> **DATA BLOCK**:
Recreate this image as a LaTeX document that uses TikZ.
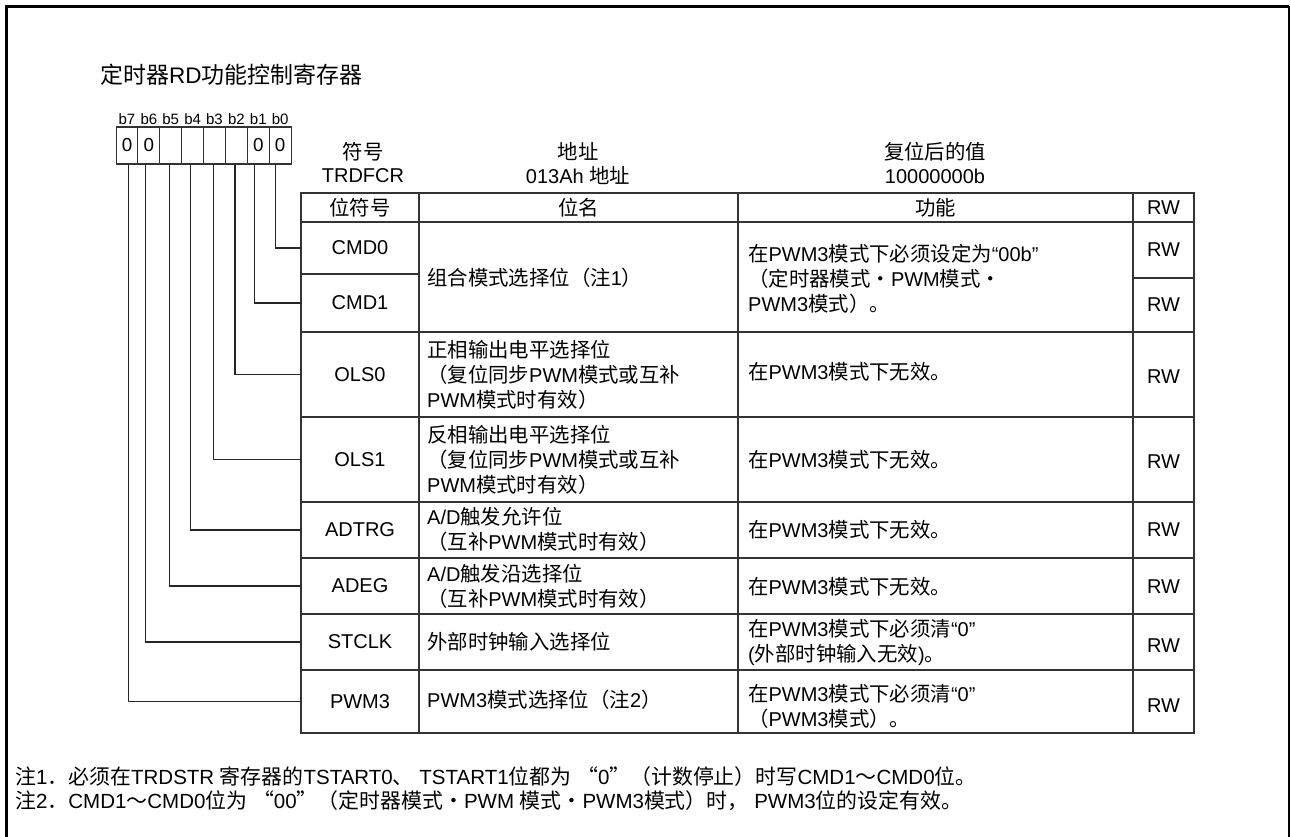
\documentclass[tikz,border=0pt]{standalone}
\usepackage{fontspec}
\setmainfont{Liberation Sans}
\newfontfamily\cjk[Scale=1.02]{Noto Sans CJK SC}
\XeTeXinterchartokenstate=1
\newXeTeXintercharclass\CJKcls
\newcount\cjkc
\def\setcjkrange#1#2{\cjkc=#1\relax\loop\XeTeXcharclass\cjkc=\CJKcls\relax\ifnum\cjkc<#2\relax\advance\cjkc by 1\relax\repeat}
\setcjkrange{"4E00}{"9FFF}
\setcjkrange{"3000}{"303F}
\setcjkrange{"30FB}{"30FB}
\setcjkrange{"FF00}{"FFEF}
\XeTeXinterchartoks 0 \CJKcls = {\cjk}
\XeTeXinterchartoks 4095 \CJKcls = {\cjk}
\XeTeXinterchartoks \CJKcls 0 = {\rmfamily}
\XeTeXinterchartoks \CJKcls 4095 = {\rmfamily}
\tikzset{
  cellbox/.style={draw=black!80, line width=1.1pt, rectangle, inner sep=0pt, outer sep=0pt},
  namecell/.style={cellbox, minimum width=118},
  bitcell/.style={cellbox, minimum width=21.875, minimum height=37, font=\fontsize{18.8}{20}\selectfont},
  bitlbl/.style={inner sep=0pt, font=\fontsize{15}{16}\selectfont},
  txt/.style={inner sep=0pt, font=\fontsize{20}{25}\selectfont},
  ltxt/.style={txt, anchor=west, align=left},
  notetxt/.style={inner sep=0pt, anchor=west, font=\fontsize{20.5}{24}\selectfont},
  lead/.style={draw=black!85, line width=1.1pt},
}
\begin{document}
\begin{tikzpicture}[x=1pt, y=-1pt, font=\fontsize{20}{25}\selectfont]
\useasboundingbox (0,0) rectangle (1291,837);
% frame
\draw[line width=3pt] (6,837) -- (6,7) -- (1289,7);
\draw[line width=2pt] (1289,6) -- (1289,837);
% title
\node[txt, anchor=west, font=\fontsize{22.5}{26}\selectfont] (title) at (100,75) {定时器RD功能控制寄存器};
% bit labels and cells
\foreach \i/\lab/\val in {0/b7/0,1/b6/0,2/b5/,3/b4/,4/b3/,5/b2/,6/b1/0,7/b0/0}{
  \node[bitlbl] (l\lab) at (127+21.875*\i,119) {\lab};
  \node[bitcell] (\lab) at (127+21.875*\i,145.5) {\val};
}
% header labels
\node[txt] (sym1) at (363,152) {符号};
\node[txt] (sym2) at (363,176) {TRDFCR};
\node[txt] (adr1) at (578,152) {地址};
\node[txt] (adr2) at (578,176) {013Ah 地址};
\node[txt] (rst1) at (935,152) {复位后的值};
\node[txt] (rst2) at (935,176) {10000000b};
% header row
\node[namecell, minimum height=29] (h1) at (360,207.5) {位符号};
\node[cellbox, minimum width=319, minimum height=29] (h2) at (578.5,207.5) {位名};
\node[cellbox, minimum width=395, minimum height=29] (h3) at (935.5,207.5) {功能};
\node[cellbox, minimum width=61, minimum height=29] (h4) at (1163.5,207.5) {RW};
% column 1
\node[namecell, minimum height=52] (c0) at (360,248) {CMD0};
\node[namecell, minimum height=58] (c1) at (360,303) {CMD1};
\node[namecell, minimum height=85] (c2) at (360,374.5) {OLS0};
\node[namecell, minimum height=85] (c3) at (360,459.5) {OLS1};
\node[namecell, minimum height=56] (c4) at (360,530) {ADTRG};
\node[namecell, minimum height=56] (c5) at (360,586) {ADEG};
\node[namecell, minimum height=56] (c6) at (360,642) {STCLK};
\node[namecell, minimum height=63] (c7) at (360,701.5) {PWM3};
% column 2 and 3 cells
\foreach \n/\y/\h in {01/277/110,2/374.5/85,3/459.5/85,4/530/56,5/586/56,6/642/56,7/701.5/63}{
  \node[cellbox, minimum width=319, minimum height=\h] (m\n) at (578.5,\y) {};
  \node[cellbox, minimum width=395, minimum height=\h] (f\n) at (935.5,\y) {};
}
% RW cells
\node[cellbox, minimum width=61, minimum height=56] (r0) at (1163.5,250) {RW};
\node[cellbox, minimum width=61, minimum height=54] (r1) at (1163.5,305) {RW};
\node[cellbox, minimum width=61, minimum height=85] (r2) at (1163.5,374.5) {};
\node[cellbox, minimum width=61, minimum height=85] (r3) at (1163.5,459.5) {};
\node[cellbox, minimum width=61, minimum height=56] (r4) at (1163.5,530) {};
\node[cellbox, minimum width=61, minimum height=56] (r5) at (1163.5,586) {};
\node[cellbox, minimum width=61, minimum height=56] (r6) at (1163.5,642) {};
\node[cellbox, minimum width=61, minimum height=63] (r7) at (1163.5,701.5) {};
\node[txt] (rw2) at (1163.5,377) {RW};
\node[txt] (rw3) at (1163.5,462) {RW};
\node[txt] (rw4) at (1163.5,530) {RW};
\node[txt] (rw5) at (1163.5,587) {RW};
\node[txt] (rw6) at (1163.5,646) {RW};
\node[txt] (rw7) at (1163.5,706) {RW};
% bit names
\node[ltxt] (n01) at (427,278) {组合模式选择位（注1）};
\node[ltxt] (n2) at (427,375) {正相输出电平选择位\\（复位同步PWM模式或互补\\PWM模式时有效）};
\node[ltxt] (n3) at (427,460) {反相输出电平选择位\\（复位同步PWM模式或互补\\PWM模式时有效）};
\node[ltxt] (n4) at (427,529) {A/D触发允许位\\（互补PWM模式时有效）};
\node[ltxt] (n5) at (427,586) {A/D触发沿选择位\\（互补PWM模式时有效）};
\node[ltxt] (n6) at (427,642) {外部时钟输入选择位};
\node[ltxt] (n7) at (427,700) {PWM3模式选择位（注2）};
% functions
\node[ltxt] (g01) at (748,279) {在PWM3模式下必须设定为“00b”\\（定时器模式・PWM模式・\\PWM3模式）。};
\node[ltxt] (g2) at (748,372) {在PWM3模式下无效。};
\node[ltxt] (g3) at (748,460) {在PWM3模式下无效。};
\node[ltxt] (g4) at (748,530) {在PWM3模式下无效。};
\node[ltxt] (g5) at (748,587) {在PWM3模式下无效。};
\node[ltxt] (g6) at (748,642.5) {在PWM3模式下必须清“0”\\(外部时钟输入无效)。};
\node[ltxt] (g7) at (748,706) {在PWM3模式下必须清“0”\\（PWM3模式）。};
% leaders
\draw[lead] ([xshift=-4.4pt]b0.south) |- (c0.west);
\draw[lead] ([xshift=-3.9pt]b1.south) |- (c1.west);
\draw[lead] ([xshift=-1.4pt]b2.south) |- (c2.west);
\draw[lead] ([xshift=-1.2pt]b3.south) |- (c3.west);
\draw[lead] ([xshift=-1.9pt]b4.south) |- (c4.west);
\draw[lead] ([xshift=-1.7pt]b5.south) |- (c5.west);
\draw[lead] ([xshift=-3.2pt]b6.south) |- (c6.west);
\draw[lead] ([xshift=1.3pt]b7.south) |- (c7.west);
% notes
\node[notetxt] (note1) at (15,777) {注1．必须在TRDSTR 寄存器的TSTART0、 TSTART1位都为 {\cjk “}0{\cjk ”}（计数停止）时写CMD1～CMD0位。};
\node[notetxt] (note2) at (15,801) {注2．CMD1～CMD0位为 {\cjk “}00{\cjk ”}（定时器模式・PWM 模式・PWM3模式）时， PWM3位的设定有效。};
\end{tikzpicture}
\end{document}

> **THE PROBLEM**:
Copy out each line exactly, without the pictures.

> **COMPLETE ANSWER**:
Recreate this image as a LaTeX document that uses TikZ.
\documentclass[tikz,border=0pt]{standalone}
\usepackage{fontspec}
\setmainfont{Liberation Sans}
\newfontfamily\cjk[Scale=1.02]{Noto Sans CJK SC}
\XeTeXinterchartokenstate=1
\newXeTeXintercharclass\CJKcls
\newcount\cjkc
\def\setcjkrange#1#2{\cjkc=#1\relax\loop\XeTeXcharclass\cjkc=\CJKcls\relax\ifnum\cjkc<#2\relax\advance\cjkc by 1\relax\repeat}
\setcjkrange{"4E00}{"9FFF}
\setcjkrange{"3000}{"303F}
\setcjkrange{"30FB}{"30FB}
\setcjkrange{"FF00}{"FFEF}
\XeTeXinterchartoks 0 \CJKcls = {\cjk}
\XeTeXinterchartoks 4095 \CJKcls = {\cjk}
\XeTeXinterchartoks \CJKcls 0 = {\rmfamily}
\XeTeXinterchartoks \CJKcls 4095 = {\rmfamily}
\tikzset{
  cellbox/.style={draw=black!80, line width=1.1pt, rectangle, inner sep=0pt, outer sep=0pt},
  namecell/.style={cellbox, minimum width=118},
  bitcell/.style={cellbox, minimum width=21.875, minimum height=37, font=\fontsize{18.8}{20}\selectfont},
  bitlbl/.style={inner sep=0pt, font=\fontsize{15}{16}\selectfont},
  txt/.style={inner sep=0pt, font=\fontsize{20}{25}\selectfont},
  ltxt/.style={txt, anchor=west, align=left},
  notetxt/.style={inner sep=0pt, anchor=west, font=\fontsize{20.5}{24}\selectfont},
  lead/.style={draw=black!85, line width=1.1pt},
}
\begin{document}
\begin{tikzpicture}[x=1pt, y=-1pt, font=\fontsize{20}{25}\selectfont]
\useasboundingbox (0,0) rectangle (1291,837);
% frame
\draw[line width=3pt] (6,837) -- (6,7) -- (1289,7);
\draw[line width=2pt] (1289,6) -- (1289,837);
% title
\node[txt, anchor=west, font=\fontsize{22.5}{26}\selectfont] (title) at (100,75) {定时器RD功能控制寄存器};
% bit labels and cells
\foreach \i/\lab/\val in {0/b7/0,1/b6/0,2/b5/,3/b4/,4/b3/,5/b2/,6/b1/0,7/b0/0}{
  \node[bitlbl] (l\lab) at (127+21.875*\i,119) {\lab};
  \node[bitcell] (\lab) at (127+21.875*\i,145.5) {\val};
}
% header labels
\node[txt] (sym1) at (363,152) {符号};
\node[txt] (sym2) at (363,176) {TRDFCR};
\node[txt] (adr1) at (578,152) {地址};
\node[txt] (adr2) at (578,176) {013Ah 地址};
\node[txt] (rst1) at (935,152) {复位后的值};
\node[txt] (rst2) at (935,176) {10000000b};
% header row
\node[namecell, minimum height=29] (h1) at (360,207.5) {位符号};
\node[cellbox, minimum width=319, minimum height=29] (h2) at (578.5,207.5) {位名};
\node[cellbox, minimum width=395, minimum height=29] (h3) at (935.5,207.5) {功能};
\node[cellbox, minimum width=61, minimum height=29] (h4) at (1163.5,207.5) {RW};
% column 1
\node[namecell, minimum height=52] (c0) at (360,248) {CMD0};
\node[namecell, minimum height=58] (c1) at (360,303) {CMD1};
\node[namecell, minimum height=85] (c2) at (360,374.5) {OLS0};
\node[namecell, minimum height=85] (c3) at (360,459.5) {OLS1};
\node[namecell, minimum height=56] (c4) at (360,530) {ADTRG};
\node[namecell, minimum height=56] (c5) at (360,586) {ADEG};
\node[namecell, minimum height=56] (c6) at (360,642) {STCLK};
\node[namecell, minimum height=63] (c7) at (360,701.5) {PWM3};
% column 2 and 3 cells
\foreach \n/\y/\h in {01/277/110,2/374.5/85,3/459.5/85,4/530/56,5/586/56,6/642/56,7/701.5/63}{
  \node[cellbox, minimum width=319, minimum height=\h] (m\n) at (578.5,\y) {};
  \node[cellbox, minimum width=395, minimum height=\h] (f\n) at (935.5,\y) {};
}
% RW cells
\node[cellbox, minimum width=61, minimum height=56] (r0) at (1163.5,250) {RW};
\node[cellbox, minimum width=61, minimum height=54] (r1) at (1163.5,305) {RW};
\node[cellbox, minimum width=61, minimum height=85] (r2) at (1163.5,374.5) {};
\node[cellbox, minimum width=61, minimum height=85] (r3) at (1163.5,459.5) {};
\node[cellbox, minimum width=61, minimum height=56] (r4) at (1163.5,530) {};
\node[cellbox, minimum width=61, minimum height=56] (r5) at (1163.5,586) {};
\node[cellbox, minimum width=61, minimum height=56] (r6) at (1163.5,642) {};
\node[cellbox, minimum width=61, minimum height=63] (r7) at (1163.5,701.5) {};
\node[txt] (rw2) at (1163.5,377) {RW};
\node[txt] (rw3) at (1163.5,462) {RW};
\node[txt] (rw4) at (1163.5,530) {RW};
\node[txt] (rw5) at (1163.5,587) {RW};
\node[txt] (rw6) at (1163.5,646) {RW};
\node[txt] (rw7) at (1163.5,706) {RW};
% bit names
\node[ltxt] (n01) at (427,278) {组合模式选择位（注1）};
\node[ltxt] (n2) at (427,375) {正相输出电平选择位\\（复位同步PWM模式或互补\\PWM模式时有效）};
\node[ltxt] (n3) at (427,460) {反相输出电平选择位\\（复位同步PWM模式或互补\\PWM模式时有效）};
\node[ltxt] (n4) at (427,529) {A/D触发允许位\\（互补PWM模式时有效）};
\node[ltxt] (n5) at (427,586) {A/D触发沿选择位\\（互补PWM模式时有效）};
\node[ltxt] (n6) at (427,642) {外部时钟输入选择位};
\node[ltxt] (n7) at (427,700) {PWM3模式选择位（注2）};
% functions
\node[ltxt] (g01) at (748,279) {在PWM3模式下必须设定为“00b”\\（定时器模式・PWM模式・\\PWM3模式）。};
\node[ltxt] (g2) at (748,372) {在PWM3模式下无效。};
\node[ltxt] (g3) at (748,460) {在PWM3模式下无效。};
\node[ltxt] (g4) at (748,530) {在PWM3模式下无效。};
\node[ltxt] (g5) at (748,587) {在PWM3模式下无效。};
\node[ltxt] (g6) at (748,642.5) {在PWM3模式下必须清“0”\\(外部时钟输入无效)。};
\node[ltxt] (g7) at (748,706) {在PWM3模式下必须清“0”\\（PWM3模式）。};
% leaders
\draw[lead] ([xshift=-4.4pt]b0.south) |- (c0.west);
\draw[lead] ([xshift=-3.9pt]b1.south) |- (c1.west);
\draw[lead] ([xshift=-1.4pt]b2.south) |- (c2.west);
\draw[lead] ([xshift=-1.2pt]b3.south) |- (c3.west);
\draw[lead] ([xshift=-1.9pt]b4.south) |- (c4.west);
\draw[lead] ([xshift=-1.7pt]b5.south) |- (c5.west);
\draw[lead] ([xshift=-3.2pt]b6.south) |- (c6.west);
\draw[lead] ([xshift=1.3pt]b7.south) |- (c7.west);
% notes
\node[notetxt] (note1) at (15,777) {注1．必须在TRDSTR 寄存器的TSTART0、 TSTART1位都为 {\cjk “}0{\cjk ”}（计数停止）时写CMD1～CMD0位。};
\node[notetxt] (note2) at (15,801) {注2．CMD1～CMD0位为 {\cjk “}00{\cjk ”}（定时器模式・PWM 模式・PWM3模式）时， PWM3位的设定有效。};
\end{tikzpicture}
\end{document}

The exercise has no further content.